Apostle Wayne T. Jackson of Great Faith Ministries, Detroit, gave Trump a prayer shawl and a bible he had fasted and prayed over, saying that now everywhere Trump went he would be anointed.

Will all the vaunted declarations and prayers of the church leaders up to now – their laying on of hands, their prophecies, [quote: “this is my son with whom I am well pleased”] their adornment of a prayer-shawl onto Donald Trump – lead to more dependence on man than God, and will it inject yet more determination into the dominion agenda that is already on track to rule mankind, (if we are to believe their hype)?

I suppose, as with every other aspect of this strange series of events, we will have to wait and see.

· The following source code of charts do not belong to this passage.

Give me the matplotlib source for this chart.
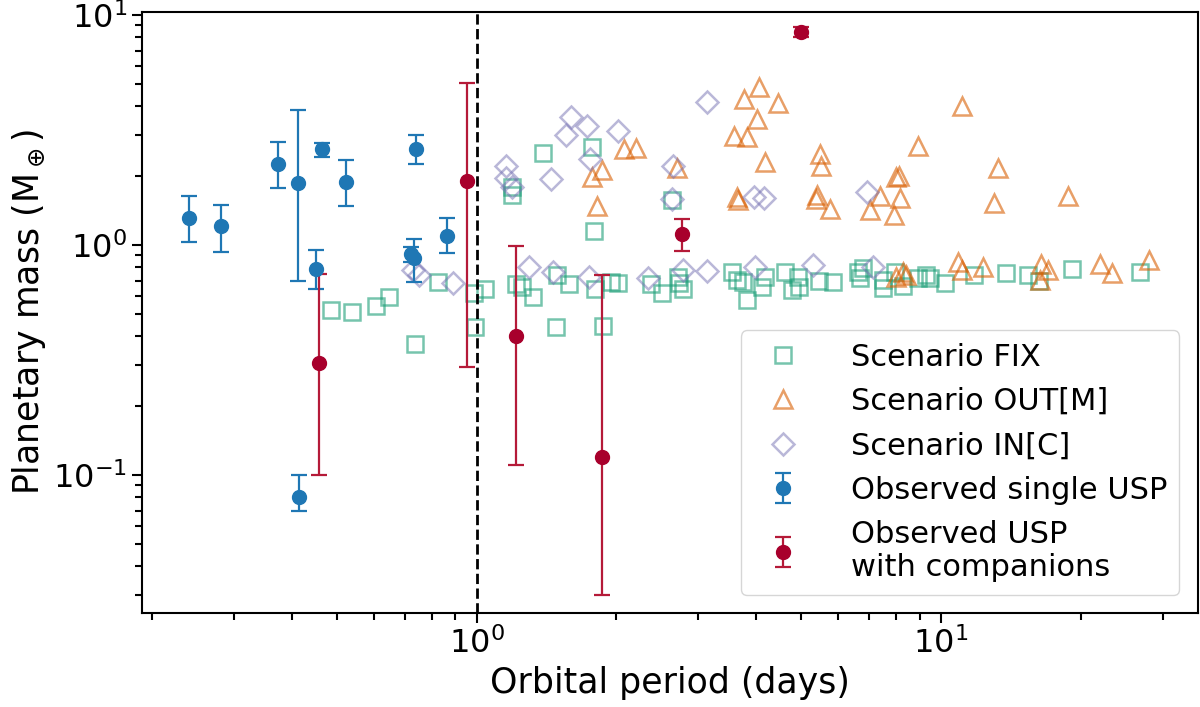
import matplotlib
matplotlib.use("Agg")
import matplotlib.pyplot as plt
import numpy as np

# Scenario FIX (squares)
fix_p = [0.486, 0.538, 0.607, 0.648, 0.738, 0.825, 0.988, 1.042, 0.992,
         1.195, 1.195, 1.387, 1.777, 2.63, 1.79,
         1.215, 1.25, 1.32, 1.487, 1.58, 1.80, 1.943, 2.02, 2.38, 2.51, 2.72, 2.73, 2.79,
         1.484, 1.873,
         3.54, 3.63, 3.75, 3.83, 4.11, 4.18, 4.61, 4.77, 4.95, 4.92, 5.47, 5.86,
         6.63, 6.80, 6.69, 7.50, 7.50, 7.95, 8.29, 8.93, 9.46, 9.3, 10.19, 11.77,
         13.84, 15.40, 16.27, 19.19, 26.8]
fix_m = [0.522, 0.51, 0.541, 0.592, 0.370, 0.69, 0.62, 0.646, 0.441,
         1.79, 1.65, 2.50, 2.66, 1.57, 1.154,
         0.677, 0.655, 0.592, 0.741, 0.677, 0.642, 0.692, 0.686, 0.677, 0.62, 0.728, 0.686, 0.642,
         0.441, 0.444,
         0.766, 0.705, 0.692, 0.577, 0.659, 0.723, 0.766, 0.637, 0.659, 0.723, 0.70, 0.692,
         0.766, 0.792, 0.717, 0.705, 0.648, 0.766, 0.663, 0.717, 0.717, 0.74, 0.686, 0.741,
         0.753, 0.741, 0.70, 0.784, 0.766]

# Scenario OUT[M] (triangles)
out_p = [1.774, 1.86, 1.813, 2.08, 2.21, 2.70, 3.76, 4.06, 4.46, 4.02, 3.58, 3.83,
         4.18, 3.64, 3.65, 5.50, 5.53, 5.42, 5.38, 5.78, 7.03, 7.41, 8.02,
         11.12, 8.93, 8.12, 13.3, 8.15, 7.91, 13.0, 18.8,
         8.29, 8.4, 10.89, 11.12, 12.29, 16.46, 17.0, 16.37, 22.05, 23.4, 28.0, 8.02]
out_m = [1.97, 2.12, 1.47, 2.61, 2.63, 2.16, 4.30, 4.85, 4.13, 3.52, 2.98, 2.94,
         2.30, 1.62, 1.57, 2.49, 2.21, 1.65, 1.58, 1.44, 1.42, 1.63, 1.98,
         4.03, 2.68, 2.0, 2.16, 1.60, 1.35, 1.52, 1.64,
         0.766, 0.74, 0.846, 0.779, 0.80, 0.827, 0.779, 0.705, 0.827, 0.753, 0.86, 0.728]

# Scenario IN[C] (diamonds)
in_p = [0.730, 0.752, 0.890, 1.16, 1.157, 1.19, 1.445, 1.594, 1.56, 1.733, 2.02, 1.753,
        2.65, 2.63, 3.13, 3.95, 4.15, 6.93,
        1.30, 1.46, 1.748, 2.34, 2.79, 3.13, 3.97, 5.29, 7.14]
in_m = [0.779, 0.741, 0.681, 2.21, 1.95, 1.79, 1.93, 3.59, 3.01, 3.29, 3.14, 2.36,
        2.21, 1.58, 4.17, 1.62, 1.60, 1.70,
        0.80, 0.766, 0.723, 0.717, 0.779, 0.773, 0.80, 0.819, 0.80]

# Observed single USP
single_p = [0.240, 0.2814, 0.373, 0.412, 0.465, 0.523, 0.452, 0.741, 0.724, 0.733, 0.863, 0.414]
single_m = [1.306, 1.21, 2.26, 1.85, 2.61, 1.87, 0.787, 2.61, 0.911, 0.881, 1.098, 0.080]
single_hi = [1.63, 1.49, 2.80, 3.88, 2.78, 2.34, 0.948, 3.0, 0.983, 1.059, 1.306, 0.100]
single_lo = [1.03, 0.935, 1.76, 0.695, 2.42, 1.48, 0.646, 2.26, 0.841, 0.693, 0.923, 0.070]

# Observed USP with companions
comp_p = [0.457, 0.952, 1.217, 1.864, 2.77, 4.99]
comp_m = [0.308, 1.90, 0.40, 0.120, 1.116, 8.46]
comp_hi = [0.75, 5.08, 0.99, 0.74, 1.293, 8.85]
comp_lo = [0.10, 0.296, 0.1105, 0.030, 0.939, 8.05]

fig = plt.figure(figsize=(12, 7.07), dpi=100)
ax = fig.add_axes([0.118, 0.133, 0.880, 0.850])

ax.plot(fix_p, fix_m, ls='none', marker='s', ms=12, mfc='none', mec='#1b9e77',
        mew=1.8, alpha=0.6, label='Scenario FIX')
ax.plot(out_p, out_m, ls='none', marker='^', ms=13, mfc='none', mec='#d95f02',
        mew=1.8, alpha=0.6, label='Scenario OUT[M]')
ax.plot(in_p, in_m, ls='none', marker='D', ms=11, mfc='none', mec='#7570b3',
        mew=1.8, alpha=0.5, label='Scenario IN[C]')

sm = np.array(single_m)
ax.errorbar(single_p, single_m, yerr=[sm - np.array(single_lo), np.array(single_hi) - sm],
            fmt='o', color='#1f77b4', ms=10, capsize=6, elinewidth=1.6, capthick=1.6,
            label='Observed single USP')
cm = np.array(comp_m)
ax.errorbar(comp_p, comp_m, yerr=[cm - np.array(comp_lo), np.array(comp_hi) - cm],
            fmt='o', color='#a8002c', ecolor='#b51a38', ms=10, capsize=6,
            elinewidth=1.6, capthick=1.6,
            label='Observed USP\nwith companions')

ax.axvline(1.0, color='black', ls='--', lw=2)

ax.set_xscale('log')
ax.set_yscale('log')
ax.set_xlim(0.19, 35.7)
ax.set_ylim(0.0251, 10.3)

ax.set_xlabel('Orbital period (days)', fontsize=25)
ax.set_ylabel(r'Planetary mass (M$_\oplus$)', fontsize=25)
ax.tick_params(which='major', labelsize=23, length=7, width=1.5)
ax.tick_params(which='minor', length=5, width=1.5)
for s in ax.spines.values():
    s.set_linewidth(1.5)

ax.legend(loc='lower right', fontsize=22, borderaxespad=0.6, handletextpad=1.2)

fig.savefig('out.png', dpi=100)
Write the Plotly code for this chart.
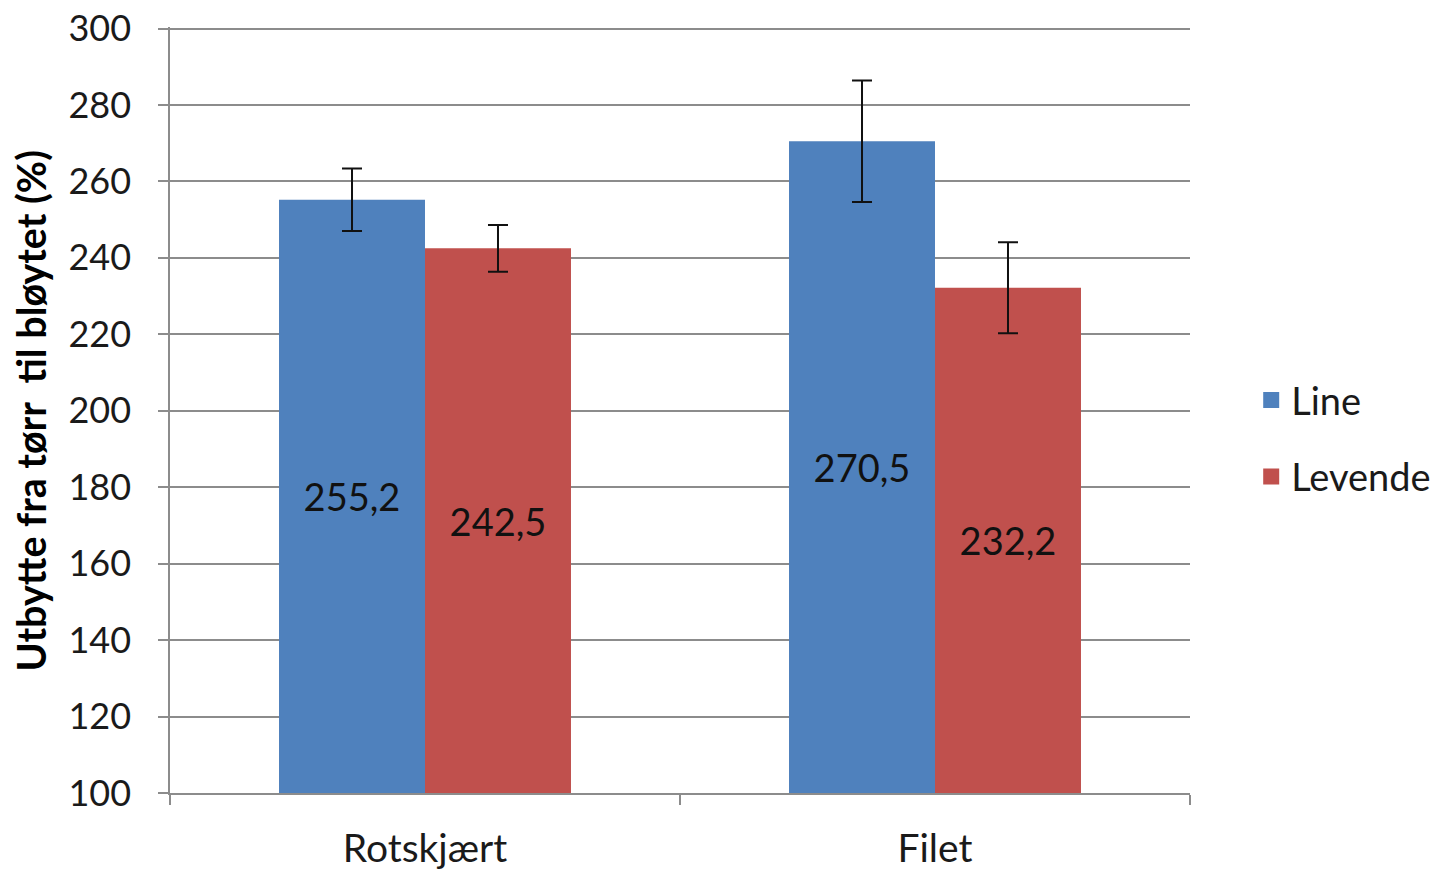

2 thoughts on “Inauguration Thoughts

  1. What I was referring to here was the spiritual rule of various kings in Israel. As God had told them ahead of time, it wasn’t what the people had hoped. The Inauguration looks like a promotion of certain spiritual leaders, but it is supposed to be a secular government under a secular leader


  2. You find the most interesting information. I’ve read or heard no hint that spiritual leaders would participate in the Inauguration. I had just been voicing objection to Canada’s putting millions into the Aga Khan’s Trust fund. As I said, Canada believes in secular government while the Aga Khan is exerting much power as a spiritual ruler. We have no idea where the difference in his government will lead or whether the countries we have helped will really be friends to Canada twenty years from now. The countries helped by the fund are not sophisticated countries, and they think that their spiritual leader helped them. Money is power and we are therefore increasing his power rather than our own. There are a number of countries contributing millions and Great Britain is, of course, among them. I do not feel that Canadians believe in having a spiritual ruler or that they would want to contribute. We have our own people who have agencies in the Third World.